Diana Wynne Jones - Witch, Writer, Friend.

Current Theme Song (aka what's playing on my ipod right now): Into the West by Annie Lennox.
























I never met her. But all the same, that inextricable link between writer and reader was bridged long ago and I feel like I have know her for years. I wish I could be among the ranks of those honored enough to have known her. Pratricia Wrede thinks of her as the best kind of witch. Emma Bull remembers what it was like to be with such an absolutely electric personality. Neil Gaiman calls her a friend. To meet such a mind and a soul must have been something powerful and at the same time instantly natural, like family.


Her books reopened my imagination and gave to me the full idea of possibility. I will forever be indebted and grateful to her for that. She gave me the peculiar and the wonderful, the unique and the powerful. She showed me the strange, and that it was perfectly okay.

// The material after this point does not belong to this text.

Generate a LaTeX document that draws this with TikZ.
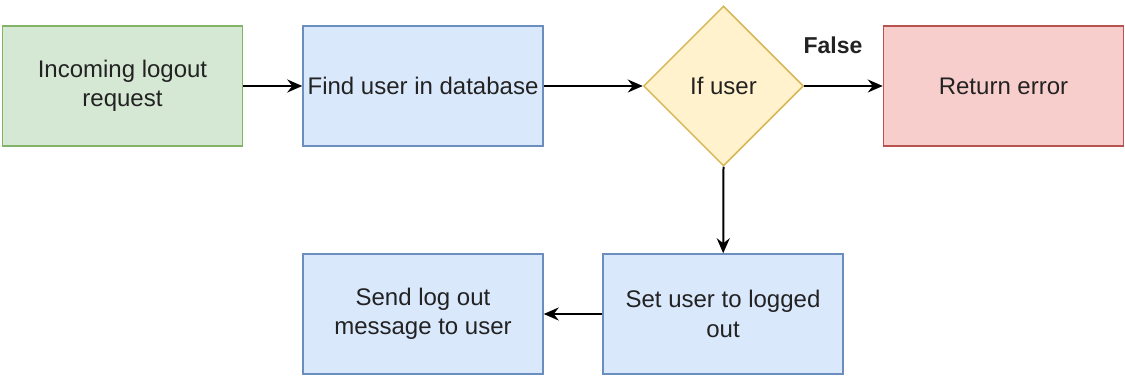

So many have said it better, and this is a weak memorial in comparison to those who knew her and who have written it far better, but I would not leave my voice out for all the words we know or stars in the sky. Like so many girls growing up, I was in need of hope, and strength, and a way to expand my view of the world and see it in a was I had never thought of before. Diana Wynne Jones gave that to me in rich abundance and so much more. In her stories there was almost always something there, something deeper and hidden behind the curtain, but she left it up to you to discover it. Nothing was ever simple, and rarely what it seemed on the surface. I imagine she herself was like that.


Thank you, Diana. For all you gave to those lucky enough to know you, personally, or like me, through the pages of a book. You changed me in more ways than I can here say.

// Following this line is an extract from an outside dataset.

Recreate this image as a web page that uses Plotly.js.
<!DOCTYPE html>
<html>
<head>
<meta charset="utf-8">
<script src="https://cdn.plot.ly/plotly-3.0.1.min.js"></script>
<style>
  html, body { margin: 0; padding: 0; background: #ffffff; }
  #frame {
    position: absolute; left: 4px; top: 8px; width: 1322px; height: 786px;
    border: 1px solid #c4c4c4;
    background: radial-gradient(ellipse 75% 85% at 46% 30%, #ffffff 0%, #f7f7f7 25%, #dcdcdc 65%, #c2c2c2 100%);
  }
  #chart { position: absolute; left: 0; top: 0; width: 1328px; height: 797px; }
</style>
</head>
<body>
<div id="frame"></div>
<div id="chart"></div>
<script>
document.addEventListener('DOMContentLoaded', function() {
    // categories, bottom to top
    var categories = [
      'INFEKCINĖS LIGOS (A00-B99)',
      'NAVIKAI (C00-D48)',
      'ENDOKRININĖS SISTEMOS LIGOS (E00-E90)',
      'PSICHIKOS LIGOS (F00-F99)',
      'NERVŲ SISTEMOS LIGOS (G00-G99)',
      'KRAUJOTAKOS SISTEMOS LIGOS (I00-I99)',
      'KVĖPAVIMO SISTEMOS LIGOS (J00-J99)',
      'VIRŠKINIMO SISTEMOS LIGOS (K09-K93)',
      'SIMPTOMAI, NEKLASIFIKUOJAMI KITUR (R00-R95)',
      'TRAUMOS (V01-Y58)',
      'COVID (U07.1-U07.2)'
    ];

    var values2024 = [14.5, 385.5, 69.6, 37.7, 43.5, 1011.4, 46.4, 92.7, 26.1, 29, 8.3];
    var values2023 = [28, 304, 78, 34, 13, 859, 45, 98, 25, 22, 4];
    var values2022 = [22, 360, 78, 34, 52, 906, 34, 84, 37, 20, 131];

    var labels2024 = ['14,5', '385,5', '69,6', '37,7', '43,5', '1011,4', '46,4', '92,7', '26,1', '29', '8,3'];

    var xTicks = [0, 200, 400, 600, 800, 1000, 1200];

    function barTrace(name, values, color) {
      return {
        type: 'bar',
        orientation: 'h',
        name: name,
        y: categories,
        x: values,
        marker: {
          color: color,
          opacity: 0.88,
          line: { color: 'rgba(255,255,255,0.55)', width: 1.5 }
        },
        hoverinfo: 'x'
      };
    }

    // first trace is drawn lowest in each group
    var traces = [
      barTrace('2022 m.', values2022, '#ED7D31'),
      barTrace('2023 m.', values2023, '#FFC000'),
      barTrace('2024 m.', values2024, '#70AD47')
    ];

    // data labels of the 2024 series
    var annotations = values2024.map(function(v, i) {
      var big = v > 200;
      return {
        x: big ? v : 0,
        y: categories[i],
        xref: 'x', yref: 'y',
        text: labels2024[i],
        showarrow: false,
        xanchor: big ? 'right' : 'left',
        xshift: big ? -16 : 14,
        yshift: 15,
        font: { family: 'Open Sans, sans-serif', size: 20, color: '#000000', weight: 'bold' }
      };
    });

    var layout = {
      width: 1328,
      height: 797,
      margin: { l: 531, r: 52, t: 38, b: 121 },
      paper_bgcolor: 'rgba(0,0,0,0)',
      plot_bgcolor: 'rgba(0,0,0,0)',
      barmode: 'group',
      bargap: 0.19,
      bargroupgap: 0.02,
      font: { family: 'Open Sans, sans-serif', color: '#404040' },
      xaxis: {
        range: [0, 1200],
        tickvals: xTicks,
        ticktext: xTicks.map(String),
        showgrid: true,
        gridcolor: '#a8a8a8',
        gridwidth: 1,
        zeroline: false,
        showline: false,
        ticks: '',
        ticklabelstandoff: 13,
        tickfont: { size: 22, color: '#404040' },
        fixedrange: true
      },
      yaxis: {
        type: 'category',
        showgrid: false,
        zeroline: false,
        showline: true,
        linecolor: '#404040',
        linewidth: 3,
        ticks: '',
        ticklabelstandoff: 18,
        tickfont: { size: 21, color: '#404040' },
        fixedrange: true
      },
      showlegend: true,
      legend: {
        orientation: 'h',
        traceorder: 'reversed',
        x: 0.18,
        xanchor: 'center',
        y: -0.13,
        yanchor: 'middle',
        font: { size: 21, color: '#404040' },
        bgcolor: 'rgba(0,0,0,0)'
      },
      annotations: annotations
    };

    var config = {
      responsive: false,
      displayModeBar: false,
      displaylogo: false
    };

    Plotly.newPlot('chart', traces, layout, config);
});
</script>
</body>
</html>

I think another blogger concluded it well:

I fancy that Fantasyland has fallen very quiet today. And that every pennon of every castle, from the Tower of Sorcery to the Dark Citadel, has been lowered to honour the passing of the queen of fantasy.

1 comment:

  1. This is beautiful. I remember when you recommended, several times, Howl's Moving Castle and so I bought it. I can't wait to be introduced to the worlds she's created. Even after her passing, the inspiration she has incited will always be here. And, in turn, it will encourage others to write, create, paint, and make art because of the parts of her writing that are left in people. And maybe those people who create, because of that inspiration, will inspire others. Parts of her will always be on Earth, no matter how many different worlds she has created and no matter where she is now. And that's a beautiful thing.